Entries from a dataset:
######

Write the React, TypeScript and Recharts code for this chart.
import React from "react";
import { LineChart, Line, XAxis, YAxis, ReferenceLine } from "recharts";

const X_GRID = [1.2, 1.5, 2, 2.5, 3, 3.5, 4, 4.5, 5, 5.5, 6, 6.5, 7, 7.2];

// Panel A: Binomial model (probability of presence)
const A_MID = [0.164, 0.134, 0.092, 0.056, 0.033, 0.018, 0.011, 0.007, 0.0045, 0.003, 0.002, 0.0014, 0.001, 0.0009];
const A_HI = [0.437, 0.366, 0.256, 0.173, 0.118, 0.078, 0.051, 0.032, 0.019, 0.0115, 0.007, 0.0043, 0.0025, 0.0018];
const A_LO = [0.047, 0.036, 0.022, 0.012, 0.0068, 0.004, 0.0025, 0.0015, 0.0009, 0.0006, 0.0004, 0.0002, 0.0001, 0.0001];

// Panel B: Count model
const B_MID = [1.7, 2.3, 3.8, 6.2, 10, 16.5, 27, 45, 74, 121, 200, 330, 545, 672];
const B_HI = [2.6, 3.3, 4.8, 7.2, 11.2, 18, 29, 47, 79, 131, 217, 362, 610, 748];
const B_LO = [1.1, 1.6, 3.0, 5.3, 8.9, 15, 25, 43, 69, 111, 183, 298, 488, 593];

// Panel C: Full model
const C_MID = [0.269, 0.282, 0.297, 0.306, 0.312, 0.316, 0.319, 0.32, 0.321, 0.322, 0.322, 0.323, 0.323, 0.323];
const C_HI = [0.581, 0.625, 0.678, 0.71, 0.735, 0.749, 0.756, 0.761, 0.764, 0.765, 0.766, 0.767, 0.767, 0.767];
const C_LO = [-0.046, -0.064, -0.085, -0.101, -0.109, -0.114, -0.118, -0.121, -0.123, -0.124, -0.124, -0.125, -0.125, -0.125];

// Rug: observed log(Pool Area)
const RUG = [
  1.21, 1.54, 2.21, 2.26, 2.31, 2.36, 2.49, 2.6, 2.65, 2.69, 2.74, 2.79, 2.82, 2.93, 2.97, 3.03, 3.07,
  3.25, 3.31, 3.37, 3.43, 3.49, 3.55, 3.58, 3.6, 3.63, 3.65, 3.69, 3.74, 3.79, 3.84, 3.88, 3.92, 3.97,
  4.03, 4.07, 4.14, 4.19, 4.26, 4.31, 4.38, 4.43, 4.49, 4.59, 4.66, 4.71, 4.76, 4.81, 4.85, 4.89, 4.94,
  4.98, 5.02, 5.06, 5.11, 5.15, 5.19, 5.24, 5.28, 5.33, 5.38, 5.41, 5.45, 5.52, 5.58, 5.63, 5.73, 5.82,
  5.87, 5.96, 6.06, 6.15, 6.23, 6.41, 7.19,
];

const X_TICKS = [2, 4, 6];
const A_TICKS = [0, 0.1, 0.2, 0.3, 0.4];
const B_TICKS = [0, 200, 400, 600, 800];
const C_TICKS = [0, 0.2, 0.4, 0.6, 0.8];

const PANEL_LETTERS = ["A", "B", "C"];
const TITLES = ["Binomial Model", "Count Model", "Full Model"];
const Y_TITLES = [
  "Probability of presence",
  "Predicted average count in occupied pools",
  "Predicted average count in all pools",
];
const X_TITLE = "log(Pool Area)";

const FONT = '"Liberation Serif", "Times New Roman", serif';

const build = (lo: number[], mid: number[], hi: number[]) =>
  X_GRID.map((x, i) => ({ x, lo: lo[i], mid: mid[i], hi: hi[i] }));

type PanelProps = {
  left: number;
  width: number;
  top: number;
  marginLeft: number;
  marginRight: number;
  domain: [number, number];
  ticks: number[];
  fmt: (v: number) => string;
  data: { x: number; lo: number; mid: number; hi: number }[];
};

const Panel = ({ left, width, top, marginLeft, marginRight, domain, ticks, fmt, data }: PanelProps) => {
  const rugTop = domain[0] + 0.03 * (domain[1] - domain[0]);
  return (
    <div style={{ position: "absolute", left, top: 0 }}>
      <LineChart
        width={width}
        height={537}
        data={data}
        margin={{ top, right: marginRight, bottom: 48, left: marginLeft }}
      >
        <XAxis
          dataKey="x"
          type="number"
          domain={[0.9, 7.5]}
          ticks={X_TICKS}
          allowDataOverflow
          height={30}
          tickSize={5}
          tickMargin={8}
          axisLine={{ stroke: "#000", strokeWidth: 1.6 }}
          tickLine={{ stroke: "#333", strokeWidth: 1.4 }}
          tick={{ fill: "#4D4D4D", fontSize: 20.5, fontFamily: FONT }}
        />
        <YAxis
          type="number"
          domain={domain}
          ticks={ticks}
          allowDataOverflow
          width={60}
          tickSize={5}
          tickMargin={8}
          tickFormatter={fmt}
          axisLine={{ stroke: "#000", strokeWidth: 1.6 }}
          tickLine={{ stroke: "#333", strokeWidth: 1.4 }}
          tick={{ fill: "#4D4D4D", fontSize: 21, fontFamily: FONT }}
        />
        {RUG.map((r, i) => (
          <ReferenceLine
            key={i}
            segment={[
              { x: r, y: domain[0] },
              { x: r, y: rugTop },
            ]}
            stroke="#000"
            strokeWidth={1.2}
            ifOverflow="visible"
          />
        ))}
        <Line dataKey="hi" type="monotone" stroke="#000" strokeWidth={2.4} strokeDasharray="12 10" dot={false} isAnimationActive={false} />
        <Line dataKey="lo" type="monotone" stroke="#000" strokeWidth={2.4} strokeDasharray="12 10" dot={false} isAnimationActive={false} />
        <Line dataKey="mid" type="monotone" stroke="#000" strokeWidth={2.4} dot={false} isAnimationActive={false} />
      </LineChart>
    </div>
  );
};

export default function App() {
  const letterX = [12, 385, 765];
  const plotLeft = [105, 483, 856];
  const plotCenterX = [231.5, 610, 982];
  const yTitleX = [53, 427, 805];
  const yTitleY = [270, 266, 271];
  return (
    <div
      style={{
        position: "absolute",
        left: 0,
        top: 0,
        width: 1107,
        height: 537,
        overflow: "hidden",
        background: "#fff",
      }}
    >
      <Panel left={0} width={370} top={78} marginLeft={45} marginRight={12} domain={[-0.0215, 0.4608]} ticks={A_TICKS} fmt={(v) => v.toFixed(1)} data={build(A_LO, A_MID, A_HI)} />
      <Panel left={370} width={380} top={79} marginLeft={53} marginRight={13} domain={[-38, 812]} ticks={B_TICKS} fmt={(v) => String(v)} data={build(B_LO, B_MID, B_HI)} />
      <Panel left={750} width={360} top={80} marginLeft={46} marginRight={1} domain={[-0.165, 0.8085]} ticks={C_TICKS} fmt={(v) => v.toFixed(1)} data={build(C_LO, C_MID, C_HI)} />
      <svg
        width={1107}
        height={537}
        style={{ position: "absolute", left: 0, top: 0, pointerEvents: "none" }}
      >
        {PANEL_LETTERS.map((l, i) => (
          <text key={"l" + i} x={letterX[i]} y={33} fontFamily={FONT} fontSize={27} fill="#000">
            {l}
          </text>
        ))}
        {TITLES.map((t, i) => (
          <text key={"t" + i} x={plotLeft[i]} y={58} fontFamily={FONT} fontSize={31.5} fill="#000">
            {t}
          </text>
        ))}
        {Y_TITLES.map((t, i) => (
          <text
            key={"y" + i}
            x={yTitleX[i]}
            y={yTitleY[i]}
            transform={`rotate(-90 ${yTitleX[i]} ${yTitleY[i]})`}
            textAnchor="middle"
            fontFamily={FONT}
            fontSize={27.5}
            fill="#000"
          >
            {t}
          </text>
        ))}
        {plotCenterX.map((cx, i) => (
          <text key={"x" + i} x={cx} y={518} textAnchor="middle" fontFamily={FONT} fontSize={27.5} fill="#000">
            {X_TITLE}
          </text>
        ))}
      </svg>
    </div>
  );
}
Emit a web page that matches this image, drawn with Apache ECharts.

######

## Exercise goal
Quote verbatim the opening lines of the listing above, ending with the line where "0.0002, 0.0001, 0.0001];" appears; include both endpoints and nothing more.

## Reply
Write the React, TypeScript and Recharts code for this chart.
import React from "react";
import { LineChart, Line, XAxis, YAxis, ReferenceLine } from "recharts";

const X_GRID = [1.2, 1.5, 2, 2.5, 3, 3.5, 4, 4.5, 5, 5.5, 6, 6.5, 7, 7.2];

// Panel A: Binomial model (probability of presence)
const A_MID = [0.164, 0.134, 0.092, 0.056, 0.033, 0.018, 0.011, 0.007, 0.0045, 0.003, 0.002, 0.0014, 0.001, 0.0009];
const A_HI = [0.437, 0.366, 0.256, 0.173, 0.118, 0.078, 0.051, 0.032, 0.019, 0.0115, 0.007, 0.0043, 0.0025, 0.0018];
const A_LO = [0.047, 0.036, 0.022, 0.012, 0.0068, 0.004, 0.0025, 0.0015, 0.0009, 0.0006, 0.0004, 0.0002, 0.0001, 0.0001];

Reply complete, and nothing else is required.